Professor Hespenheide's research has focused on insects, and his variety of projects is united by curiosity about communities and faunas: How many species live in a particular area? What evolutionary pressures do they face? Of these, predator-prey interactions are of special interest, particularly in Costa Rica. Specific projects include the following:

First, the insect fauna of the La Selva Biological Station, Costa Rica: Systematic collecting and ecological sampling have been used by the Arthropods of La Selva project (ALAS) in an attempt to determine the species richness of arthropods of a lowland tropical forest site. Inventory of the biodiversity of the tropical regions is one of the largest frontiers of biological research. Costa Rica's Institute Nacional de Biodiversidad (INBio), a collaborator in the ALAS project, has become a model for faunal inventories. The jewel beetles (Buprestidae) and a subfamily of weevils (Curculionidae, Conoderinae) are my focal groups.

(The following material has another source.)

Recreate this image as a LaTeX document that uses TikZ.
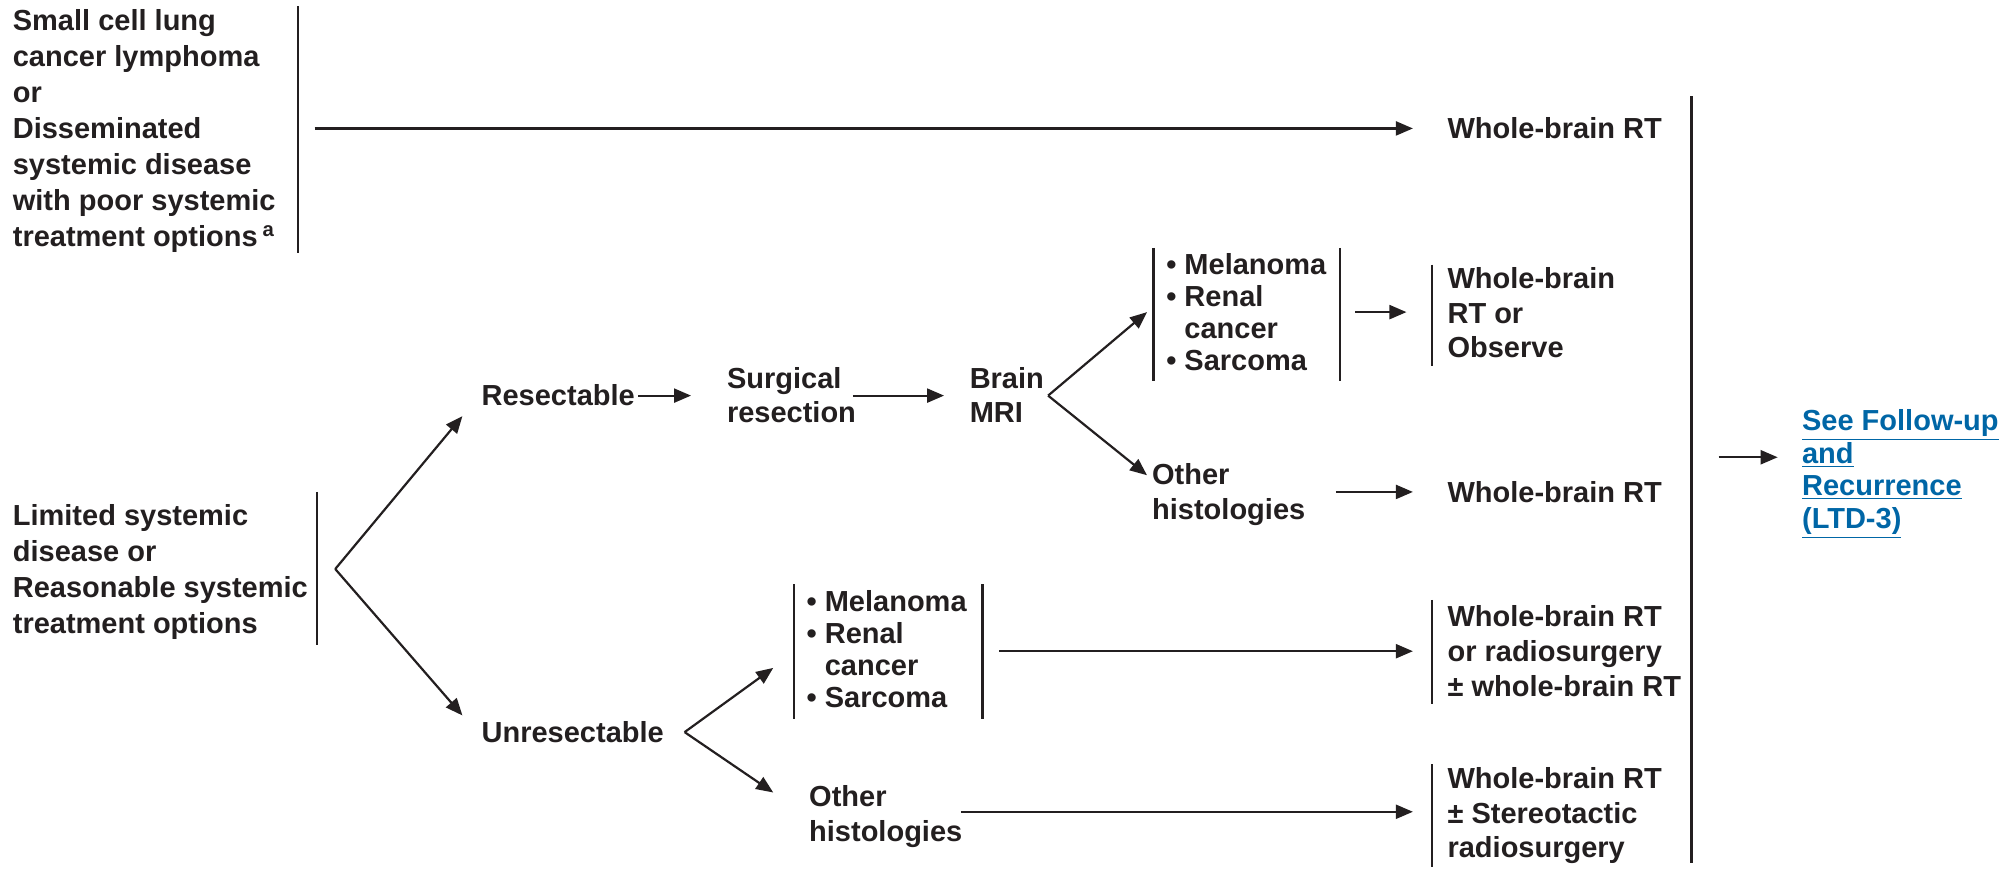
\documentclass[tikz,border=0pt]{standalone}
\usepackage{fontspec}
\setmainfont{Liberation Sans}
\usetikzlibrary{arrows.meta}
\definecolor{ink}{RGB}{35,31,32}
\definecolor{linkblue}{RGB}{0,102,166}
\begin{document}
\begin{tikzpicture}[x=0.6422pt,y=-0.6422pt,
  every node/.style={inner sep=0pt, outer sep=0pt, text=ink, align=left, anchor=west,
    font=\bfseries\fontsize{14.5}{18}\selectfont},
  list/.style={font=\bfseries\fontsize{14.5}{15.9}\selectfont},
  mid/.style={font=\bfseries\fontsize{14.5}{17.3}\selectfont},
  link/.style={text=linkblue, font=\bfseries\fontsize{14.5}{16.3}\selectfont},
  bar/.style={draw=ink, line width=1.15pt},
  arr/.style={draw=ink, line width=1.1pt, -{Triangle[length=8.5pt,width=7pt]}},
]
\useasboundingbox (0,0) rectangle (1568,676);

% ---------- text blocks ----------
\node (poor) at (10,102) {Small cell lung\\cancer lymphoma\\or\\Disseminated\\systemic disease\\with poor systemic\\treatment options\,\textsuperscript{a}};
\node (lim) at (10,445.5) {Limited systemic\\disease or\\Reasonable systemic\\treatment options};
\node (res) at (375,308) {Resectable};
\node[mid] (surg) at (566,307.5) {Surgical\\resection};
\node[mid] (mri) at (755,307.5) {Brain\\MRI};
\node[list] (mel1) at (908,243) {\textbullet\ Melanoma\\\textbullet\ Renal\\\hphantom{\textbullet\ }cancer\\\textbullet\ Sarcoma};
\node[mid] (obs) at (1127,243.5) {Whole-brain\\RT or\\Observe};
\node[mid] (oth1) at (897,385) {Other\\histologies};
\node (wb2) at (1127,383) {Whole-brain RT};
\node (wb1) at (1127,100) {Whole-brain RT};
\node (unres) at (375,570) {Unresectable};
\node[list] (mel2) at (628,505.5) {\textbullet\ Melanoma\\\textbullet\ Renal\\\hphantom{\textbullet\ }cancer\\\textbullet\ Sarcoma};
\node[mid] (rs) at (1127,507) {Whole-brain RT\\or radiosurgery\\±\ whole-brain RT};
\node[mid] (oth2) at (630,635.5) {Other\\histologies};
\node[mid] (srs) at (1127,635) {Whole-brain RT\\±\ Stereotactic\\radiosurgery};
\node[link] (fu) at (1403,369) {\underline{See Follow-up}\\\underline{and}\\\underline{Recurrence}\\\underline{(LTD-3)}};

% ---------- brackets ----------
\draw[bar] (232,5) -- (232,197);
\draw[bar] (247,383) -- (247,502);
\draw[bar] (898,193) -- (898,297);
\draw[bar] (1043,193) -- (1043,297);
\draw[bar] (1115,206) -- (1115,285);
\draw[bar] (618,455) -- (618,560);
\draw[bar] (765,455) -- (765,560);
\draw[bar] (1115,467) -- (1115,548);
\draw[bar] (1115,595) -- (1115,675);
\draw[bar] (1317,75) -- (1317,672);

% ---------- connector end points ----------
\coordinate (a0) at (245,100);   \coordinate (a1) at (1100,100);
\coordinate (v1) at (261,443);
\coordinate (r0) at (360,324);   \coordinate (u0) at (360,557);
\coordinate (s0) at (497,308);   \coordinate (s1) at (538,308);
\coordinate (m0) at (664,308);   \coordinate (m1) at (735,308);
\coordinate (v2) at (816,308);
\coordinate (t1) at (893,243);   \coordinate (t2) at (893,370);
\coordinate (o0) at (1055,243);  \coordinate (o1) at (1095,243);
\coordinate (h0) at (1040,383);  \coordinate (h1) at (1100,383);
\coordinate (v3) at (533,570);
\coordinate (b1) at (602,520);   \coordinate (b2) at (602,617);
\coordinate (g0) at (778,507);   \coordinate (g1) at (1100,507);
\coordinate (k0) at (748,632);   \coordinate (k1) at (1100,632);
\coordinate (f0) at (1338,356);  \coordinate (f1) at (1384,356);

% ---------- connectors ----------
\draw[arr] (a0) -- (a1);
\draw[arr] (v1) -- (r0);
\draw[arr] (v1) -- (u0);
\draw[arr] (s0) -- (s1);
\draw[arr] (m0) -- (m1);
\draw[arr] (v2) -- (t1);
\draw[arr] (v2) -- (t2);
\draw[arr] (o0) -- (o1);
\draw[arr] (h0) -- (h1);
\draw[arr] (v3) -- (b1);
\draw[arr] (v3) -- (b2);
\draw[arr] (g0) -- (g1);
\draw[arr] (k0) -- (k1);
\draw[arr] (f0) -- (f1);
\end{tikzpicture}
\end{document}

Second, the taxonomy and ecology of leaf-mining beetles: In addition to more descriptive studies, Professor Hespenheide has used these beetles as bioassays of the effectiveness of insect defense of plants bearing extra floral nectaries. Although ants are usually thought of as the protectors of such plants, he is particularly impressed by the frequency of parasitoids as visitors to nectaries and wonders about their importance to such systems.